2) Once a year, my co-workers and I are birefed by a LEO on what to do if a gunman enters the school.
Inevitably, we listen to the stories of gun violence at similar schools.
I realize the LEO has given this spiel so much, it's automatic.
3) Rarely, an intimidating stranger will stroll purposefully down the main hallway of a school.

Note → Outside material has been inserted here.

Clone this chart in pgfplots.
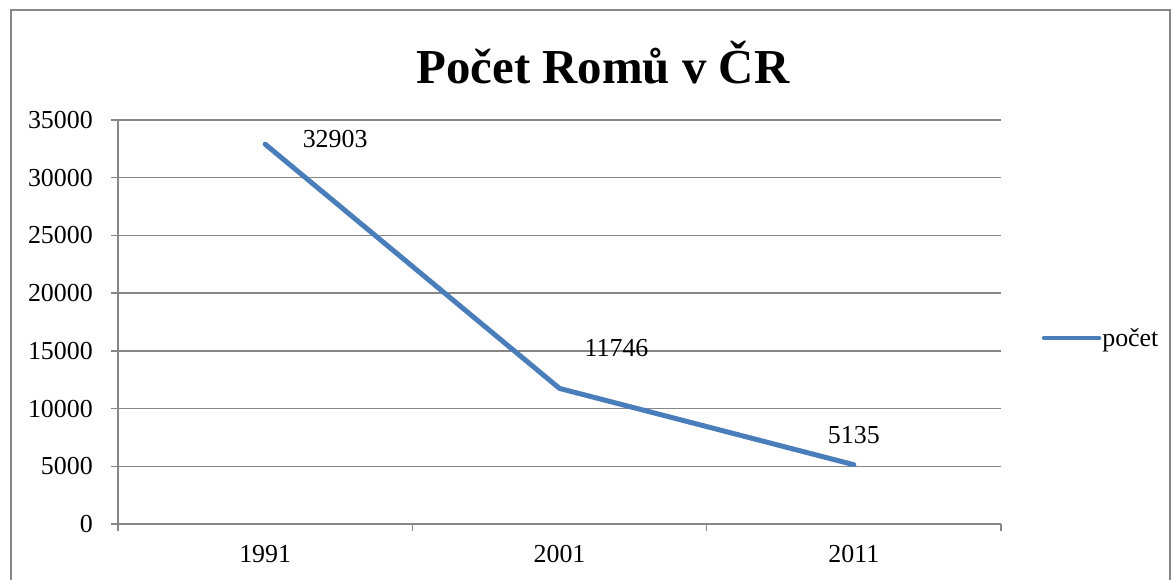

They are either a pissed-off parent, the plainclothes cop you're expected to stop in a drill, or the man who'll orphan your children.
Decide.
4) I keep a jar of marbles and over of the sharp engineering tools stored by the door of my lab, and laugh at the thought that my tubby ass could John McClain anyone.
But they're there.
Might as well be a rabbit's foot.
5) At least once a year, you will have drills of every kind. Shooting nearby, active shooter, bomb, etc. You will not know if each is a drill or if someone is within 100 yards and wants you dead.
Unless it's at 9:15 am.
Then it's mostly a drill.
Mostly.
6) Once, under a lockdown where someone with a gun was at loose & possibly headed towards a school, I hid in the dark of my classroom with twenty tweens, behind a whiteboard, hiding under cardboard boxes.
7) Another time, when it was not a drill but a false alarm, I calmly passed out sharp metal scissors to twenty children, looked them in the eye, and told them that if a gunmen broke in that we would have to rush him en masse and kill him.